Rainfall run-off in NSW's fire-affected areas may bring flash flooding filled with debris as severe thunderstorms hit Sydney, Newcastle and Wollongong on Monday.
A 16-year-old boy was struck by lightning in the Blue Mountains on Monday afternoon, while a 24-year-old man leaning against a metal railing nearby was also treated.
Both were taken to Nepean Hospital in a stable condition.
A 65-year-old man was was treated for multiple injuries and flown to John Hunter Hospital in a stable condition after a large tree crashed through a glass door at a house in Harrington on the mid north coast.
Hail, strong winds and lightning interrupted power to 2200 homes and businesses, Endeavour Energy said.
Properties in western Sydney, Macarthur, the southern highlands and the Illawarra remained without power after 7.30pm as emergency crews planned to work into the evening to make safe and repair damage from the storm.
Some trains on the T4 Eastern Suburbs and Illawarra line and the South Coast line were on Monday replaced with buses due to damage to a train caused by severe weather conditions at Sutherland, along with an object on the track at Caringbah.

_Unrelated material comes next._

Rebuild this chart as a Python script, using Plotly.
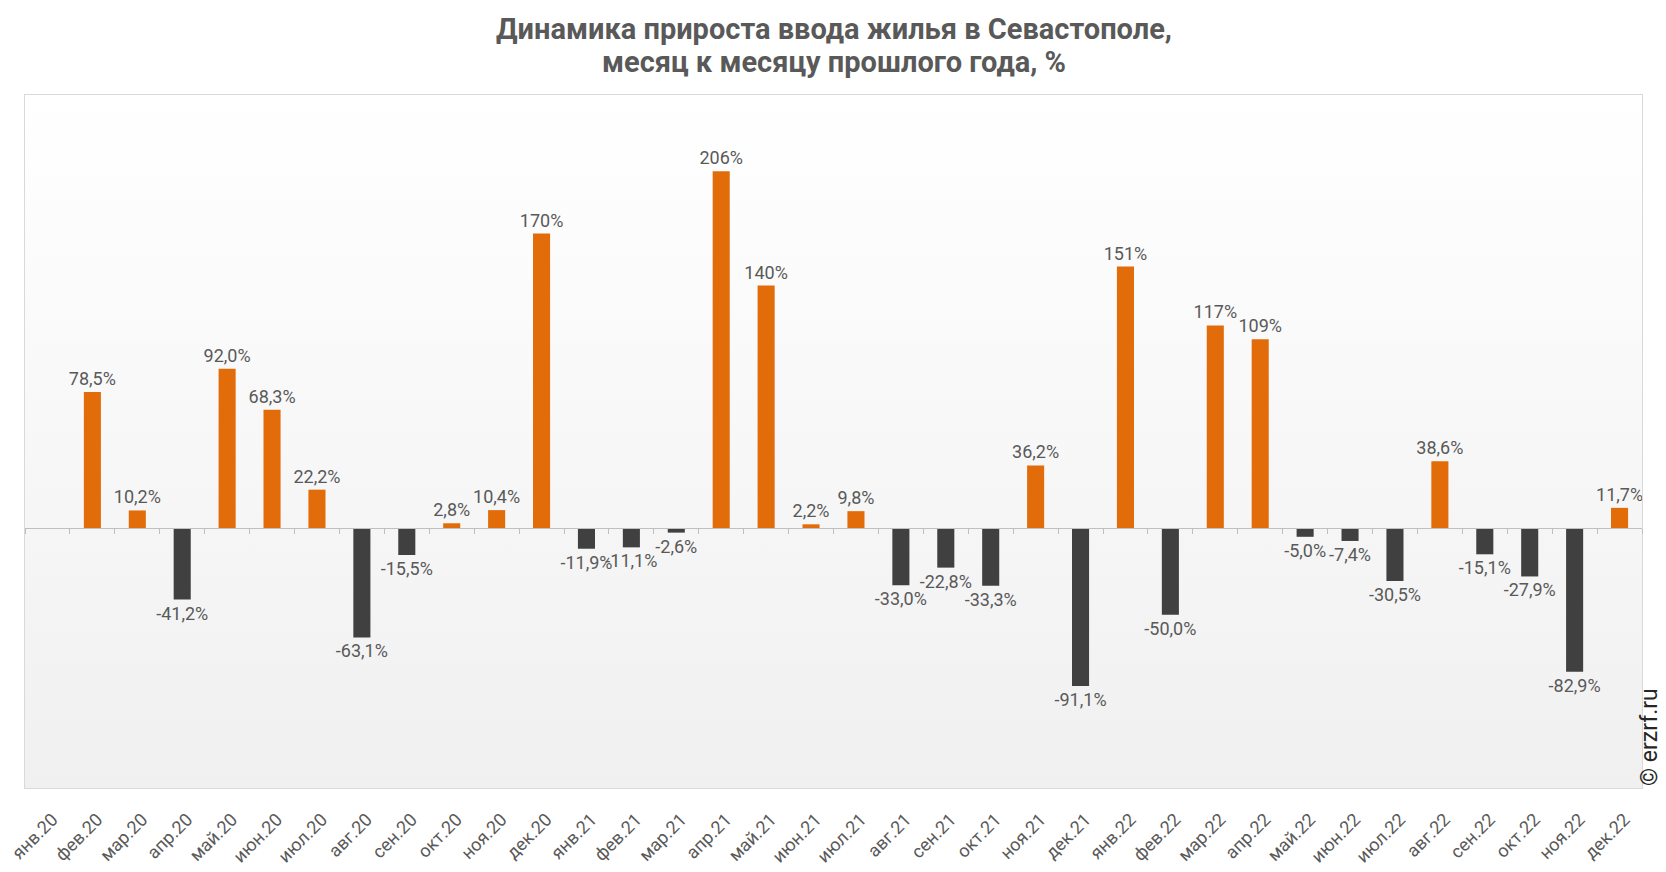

Emergency Services Minister David Elliott earlier on Monday warned of debris in rainfall run-off in fire-affected areas.
"Run-off from rainfall in fire-affected areas may behave differently and be more rapid resulting in flash flooding which may also contain debris such as ash, soil, trees and rocks," Mr Elliott said in a statement.
Bureau of Meteorology forecaster Gabrielle Woodhouse also said fire-affected areas could experience quick run-off, flash flooding and roadways covered by ash and debris.
"Due to the fire and drought conditions, quite a lot of the vegetation is weakened and this means that trees and trees' branches are going to be much more likely to come down due to wind gust or a bit of heavy hail," Ms Woodhouse said.
Temperatures are forecast to increase slightly closer to Wednesday and Thursday, with a spike in heat expected particularly for Thursday and Friday and a possible elevation of fire danger.
Downpours have provided relief for parts of drought-stricken NSW in recent days and helped firefighters slow the spread of bushfires and build containment lines ahead of increased fire danger mid-week.